Vakantie! Vaak denken we, dat wij die uitgevonden hebben. Logisch, want een eeuw geleden was er van vakantie amper sprake. Een enkele welgestelde kon het zich veroorloven erop uit te gaan, maar voor de gewone man en vrouw was dat niet weggelegd. Goed dat dit nu anders is.
Toch is vakantie geen uitvinding van ons. Lang voordat wij het bedachten, gaf God Israël maar liefst drie weken per jaar vrijaf. In het voorjaar, met Pesach. In de zomer, met Pinksteren. En in de herfst, bij het Loofhuttenfeest.
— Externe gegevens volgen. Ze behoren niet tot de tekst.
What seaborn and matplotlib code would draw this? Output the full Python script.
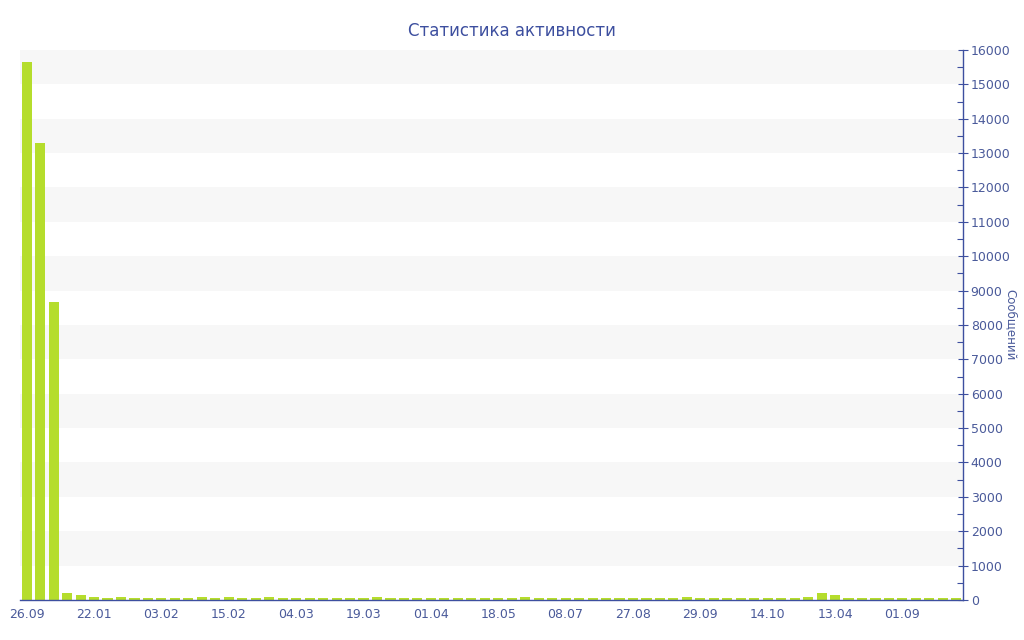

Zo was bepaald in de Thora (Deut: 16:16: Drie keer per jaar moet u verschijnen voor het aangezicht van de HEER uw God, op de plaats die Hij zal uitkiezen. De eerste twee weken ging je met zijn allen naar Jeruzalem en de derde week bivakkeerde je in een loofhut naast je huis.
God wilde blijkbaar niet dat Zijn kinderen slaven van hun werk werden. Hij gunde hen rust en verademing. Naast de wekelijkse vrije dag kregen ze drie maal zeven dagen vrijaf. Veelzeggende getallen zijn dat. Het gaat om meer dan een paar snipperdagen. God geeft ruimte om van het leven voor Zijn aangezicht een feest van te maken.
Het feest werd steeds gestempeld door twee dingen. Terwijl er gedankt werd voor de ingehaalde oogst, werd tegelijk het geheim van hun bestaan gevierd: de genadige bevrijding uit Egypte (Pascha), de onvergetelijke verbondsluiting bij de Sinaï (Pinksteren) en de ervaren trouw in de woestijn (Loofhuttenfeest). Prachtig hoe ziel en lichaam daarmee samenop gingen
Wij zijn geen Israël. Wel is hun God onze God. Zoals hen zo gunt Hij ook ons verademing. Daarom, als het even kan: neem het ervan! Zeker na alle extra sores van de laatste tijd. Volgens de Prediker ben je niet enkel gemaakt om te werken, maar ook om te genieten van het gegevene. Het deugt het niet als dat er structureel bij inschiet. Zonde is dat!
Gun jezelf wat God je gunt. Met alle zegen van dien!